Plans for an upscale hostel on the Bywater riverfront drew sharp criticism Tuesday from some nearby residents, and city planners delayed a decision on whether to support the proposal for two weeks.
Local developer Ted Kelso has proposed building a 48,000-square-foot “poshtel” with 44 rooms — a mix of shared, hostel-style rooms with shared bathrooms and private rooms with private bathrooms. The proposal also calls for a 4,000-square-foot restaurant, a coffee shop, a laundromat, a bar and a parking lot.
The project requires a conditional-use permit from the city because it would exceed 10,000 square feet.
The City Planning Commission staff has approved the project in concept — saying it is in line with “the general purpose and intent of the applicable zoning district regulations” — but recommended the commission defer a recommendation to allow the Historic District Landmarks Commission’s Architectural Review Committee to weigh in first.
The final decision will be up to the City Council.
Kelso told the commission Tuesday that the zoning law allows a hostel to be operated at the now-vacant site, which formerly housed a seafood processing plant. The property, bordered by Royal, Mazant, Chartres and Bartholomew streets, is owned by lawyer John Cummings.

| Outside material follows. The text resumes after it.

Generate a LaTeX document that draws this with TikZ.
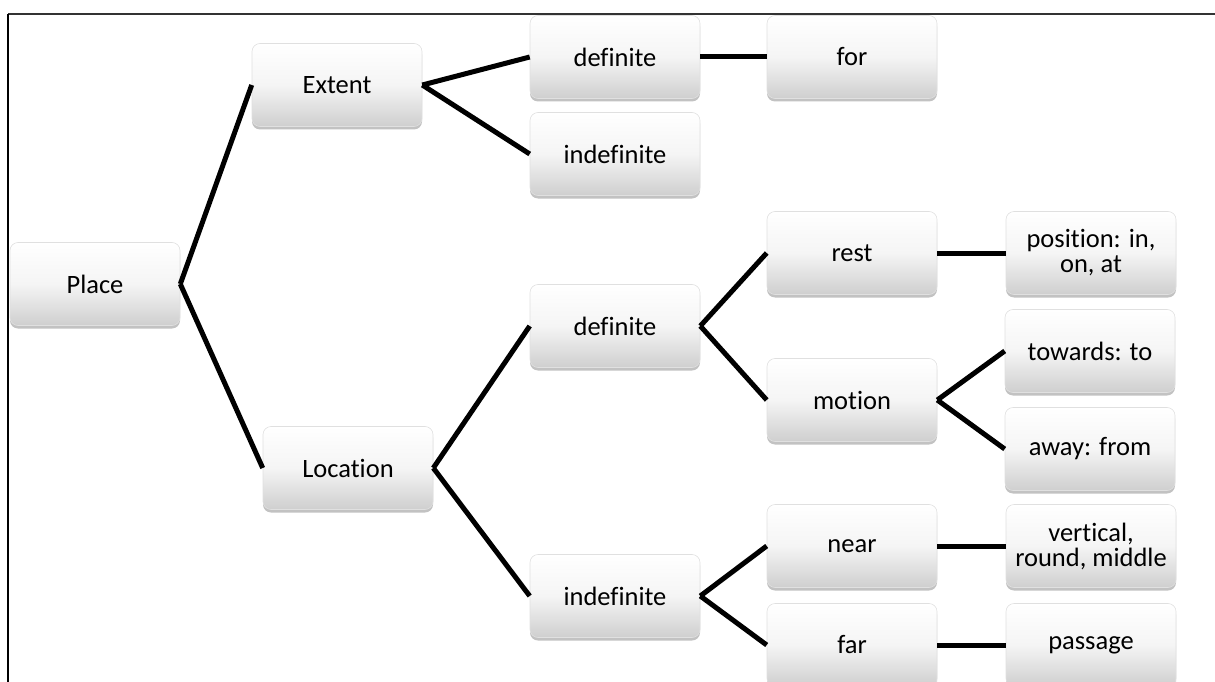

The planning staff noted that the hostel could “create certain nuisances that could affect the surrounding residential properties.”
Kelso told neighbors during a public meeting last year that the building’s shared rooms would accommodate from four to 10 guests each. He said the property is expected to cater to “millennial-type consumers, ages 20-34,” with a focus on international travelers.
On Tuesday, he pitched the proposal as “a legal solution” for drawing visitors to Bywater in a way that would help to curb the controversial short-term rental market.
The project has support from the Bywater Neighborhood Association, but nearly a dozen residents voiced opposition. Some warned that it could attract loud, drunk partygoers and become a nuisance to nearby residents and businesses. They said the concept might work in Miami or Las Vegas but not in Bywater.
“It’s very clearly out of scale. It’s inconsiderate toward the surrounding neighbors,” said Pete Breen, who owns The Joint, a nearby barbecue restaurant.
After hearing from the residents, several commission members sounded as if they were ready to send the proposal to the City Council with a recommendation for denial.
“I think it’s absolutely essential that some of the concerns that are being brought forth by the neighborhood around design concerns, around noise” be addressed, Chairman Kyle Wedberg said.
Ultimately, the commission voted to defer a vote.